The Gentleman's Guide to Vice and Virtue

- Mackenzi Lee


Henry “Monty” Montague was born and bred to be a gentleman, but he was never one to be tamed. The finest boarding schools in England and the constant disapproval of his father haven’t been able to curb any of his roguish passions—not for gambling halls, late nights spent with a bottle of spirits, or waking up in the arms of women or men.

But as Monty embarks on his Grand Tour of Europe, his quest for a life filled with pleasure and vice is in danger of coming to an end. Not only does his father expect him to take over the family’s estate upon his return, but Monty is also nursing an impossible crush on his best friend and traveling companion, Percy.

Still it isn’t in Monty’s nature to give up. Even with his younger sister, Felicity, in tow, he vows to make this yearlong escapade one last hedonistic hurrah and flirt with Percy from Paris to Rome. But when one of Monty’s reckless decisions turns their trip abroad into a harrowing manhunt that spans across Europe, it calls into question everything he knows, including his relationship with the boy he adores.



waste of time:

Henry is a deeply unlikeable protagonist, and not in a fun, hate-to-love kind of way. Self-centred, rude, ignorant, and every other ugly personality trait you could name. He reads more as a 13-year-old than an 18-year-old and considering all of the worldly experience he claims to have, he is incredibly close-minded and basically just dumb. He doesn’t seem to understand what his actions are saying about who he is as a person despite the fact that it blows up in his face over and over again ad nauseam.

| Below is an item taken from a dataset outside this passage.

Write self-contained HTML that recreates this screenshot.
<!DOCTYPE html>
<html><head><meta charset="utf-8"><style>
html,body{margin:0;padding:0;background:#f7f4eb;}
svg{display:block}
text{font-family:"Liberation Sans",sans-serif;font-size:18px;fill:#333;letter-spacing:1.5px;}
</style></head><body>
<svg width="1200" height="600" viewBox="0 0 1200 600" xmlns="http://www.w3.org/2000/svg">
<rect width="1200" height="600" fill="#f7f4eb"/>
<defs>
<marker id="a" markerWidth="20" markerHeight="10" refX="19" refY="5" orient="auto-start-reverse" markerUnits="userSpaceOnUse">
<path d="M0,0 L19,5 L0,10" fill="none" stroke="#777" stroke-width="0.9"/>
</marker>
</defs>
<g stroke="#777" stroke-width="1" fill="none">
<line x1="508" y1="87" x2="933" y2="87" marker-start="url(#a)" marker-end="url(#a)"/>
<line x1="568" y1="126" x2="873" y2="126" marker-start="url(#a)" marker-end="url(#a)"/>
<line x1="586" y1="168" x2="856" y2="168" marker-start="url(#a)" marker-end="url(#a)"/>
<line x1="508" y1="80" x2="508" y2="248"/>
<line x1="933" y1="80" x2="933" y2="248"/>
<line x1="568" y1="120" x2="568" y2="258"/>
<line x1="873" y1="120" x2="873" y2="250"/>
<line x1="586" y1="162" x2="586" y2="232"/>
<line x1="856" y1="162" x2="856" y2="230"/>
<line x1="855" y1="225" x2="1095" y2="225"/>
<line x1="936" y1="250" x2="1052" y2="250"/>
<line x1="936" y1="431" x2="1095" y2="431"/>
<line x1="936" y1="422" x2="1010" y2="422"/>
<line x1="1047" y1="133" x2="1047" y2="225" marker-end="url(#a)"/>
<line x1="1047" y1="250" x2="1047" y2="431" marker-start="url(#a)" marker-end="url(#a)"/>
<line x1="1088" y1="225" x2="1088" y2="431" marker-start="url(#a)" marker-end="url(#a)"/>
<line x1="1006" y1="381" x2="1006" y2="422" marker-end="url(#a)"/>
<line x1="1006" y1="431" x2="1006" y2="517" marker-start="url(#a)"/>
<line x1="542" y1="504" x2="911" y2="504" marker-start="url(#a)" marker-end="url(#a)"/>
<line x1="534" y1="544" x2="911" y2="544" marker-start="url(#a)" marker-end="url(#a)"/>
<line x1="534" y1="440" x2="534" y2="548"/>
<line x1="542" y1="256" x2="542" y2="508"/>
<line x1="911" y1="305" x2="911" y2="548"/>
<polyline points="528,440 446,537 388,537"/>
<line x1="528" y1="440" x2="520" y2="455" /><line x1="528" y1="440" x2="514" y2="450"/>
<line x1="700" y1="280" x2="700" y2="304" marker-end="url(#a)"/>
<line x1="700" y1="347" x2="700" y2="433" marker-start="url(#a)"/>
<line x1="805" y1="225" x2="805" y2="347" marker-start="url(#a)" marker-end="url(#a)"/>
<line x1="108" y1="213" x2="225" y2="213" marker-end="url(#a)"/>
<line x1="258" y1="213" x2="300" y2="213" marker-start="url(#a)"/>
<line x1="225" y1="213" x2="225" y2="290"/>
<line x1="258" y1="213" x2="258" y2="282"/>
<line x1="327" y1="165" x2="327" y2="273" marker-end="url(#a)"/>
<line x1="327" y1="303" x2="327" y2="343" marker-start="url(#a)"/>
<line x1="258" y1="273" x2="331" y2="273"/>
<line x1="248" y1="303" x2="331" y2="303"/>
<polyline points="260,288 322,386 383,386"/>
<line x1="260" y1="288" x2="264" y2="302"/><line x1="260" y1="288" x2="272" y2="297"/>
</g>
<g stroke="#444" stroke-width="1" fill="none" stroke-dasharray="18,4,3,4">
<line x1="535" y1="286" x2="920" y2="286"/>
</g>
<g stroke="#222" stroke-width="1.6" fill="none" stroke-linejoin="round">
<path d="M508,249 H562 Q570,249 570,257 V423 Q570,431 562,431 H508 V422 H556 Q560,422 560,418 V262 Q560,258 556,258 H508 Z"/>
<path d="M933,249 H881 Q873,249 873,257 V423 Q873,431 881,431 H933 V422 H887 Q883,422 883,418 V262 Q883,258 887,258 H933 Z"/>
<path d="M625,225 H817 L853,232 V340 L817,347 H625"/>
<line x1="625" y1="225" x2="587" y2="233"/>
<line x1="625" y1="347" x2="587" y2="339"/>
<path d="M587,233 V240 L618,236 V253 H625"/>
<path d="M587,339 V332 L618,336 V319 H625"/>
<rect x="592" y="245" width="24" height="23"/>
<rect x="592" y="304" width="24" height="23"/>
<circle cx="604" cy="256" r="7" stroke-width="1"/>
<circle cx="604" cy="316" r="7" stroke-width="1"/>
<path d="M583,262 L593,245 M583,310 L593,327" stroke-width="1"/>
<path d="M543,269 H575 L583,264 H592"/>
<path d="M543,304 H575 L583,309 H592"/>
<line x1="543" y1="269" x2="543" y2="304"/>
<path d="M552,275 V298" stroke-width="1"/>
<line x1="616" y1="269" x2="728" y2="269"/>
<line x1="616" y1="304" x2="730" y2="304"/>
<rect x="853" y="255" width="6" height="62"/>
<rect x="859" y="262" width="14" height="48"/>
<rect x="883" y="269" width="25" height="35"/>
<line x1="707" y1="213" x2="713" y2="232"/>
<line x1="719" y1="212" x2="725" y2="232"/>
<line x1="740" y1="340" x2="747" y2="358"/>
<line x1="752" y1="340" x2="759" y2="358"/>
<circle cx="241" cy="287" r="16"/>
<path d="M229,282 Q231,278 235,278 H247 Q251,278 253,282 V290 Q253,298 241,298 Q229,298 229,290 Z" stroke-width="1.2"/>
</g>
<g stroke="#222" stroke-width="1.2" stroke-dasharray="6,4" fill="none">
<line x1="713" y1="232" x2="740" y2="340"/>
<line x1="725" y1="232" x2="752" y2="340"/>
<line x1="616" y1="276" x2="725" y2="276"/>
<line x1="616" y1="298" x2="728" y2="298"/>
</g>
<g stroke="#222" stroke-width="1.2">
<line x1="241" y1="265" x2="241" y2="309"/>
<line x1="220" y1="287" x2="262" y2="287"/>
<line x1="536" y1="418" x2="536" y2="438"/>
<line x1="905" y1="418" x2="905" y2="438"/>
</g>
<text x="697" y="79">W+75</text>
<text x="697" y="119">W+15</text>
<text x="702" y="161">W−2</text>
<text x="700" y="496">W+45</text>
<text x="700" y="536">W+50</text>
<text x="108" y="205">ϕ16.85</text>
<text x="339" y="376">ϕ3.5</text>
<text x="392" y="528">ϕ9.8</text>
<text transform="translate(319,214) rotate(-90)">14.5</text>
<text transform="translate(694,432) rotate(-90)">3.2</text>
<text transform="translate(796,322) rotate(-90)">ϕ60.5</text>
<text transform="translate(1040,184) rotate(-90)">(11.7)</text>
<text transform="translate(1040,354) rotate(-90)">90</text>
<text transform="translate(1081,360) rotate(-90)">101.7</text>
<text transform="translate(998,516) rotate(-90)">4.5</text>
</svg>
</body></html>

Percy is a slightly more likeable character, but only slightly. And I think it’s mostly just because he’s a lot quieter and has the whole underdog narrative going for him.


The only saving grace here is Felicity. She made far too few appearances but each time she was intelligent, thoughtful, and took charge. I mostly kept reading because I’m pretty sure the second book in the series is about her and I assumed I should probably finish this one before starting that.


Honestly, this story had so much potential. Highwaymen and alchemy and piracy… throw in the whole LGBTQ+/YA genres and I was primed to love it. But Henry dragged the whole thing down to sit in the smouldering ruins of his terrible personality. Percy deserves better. Felicity most definitely deserves better. We all deserve better.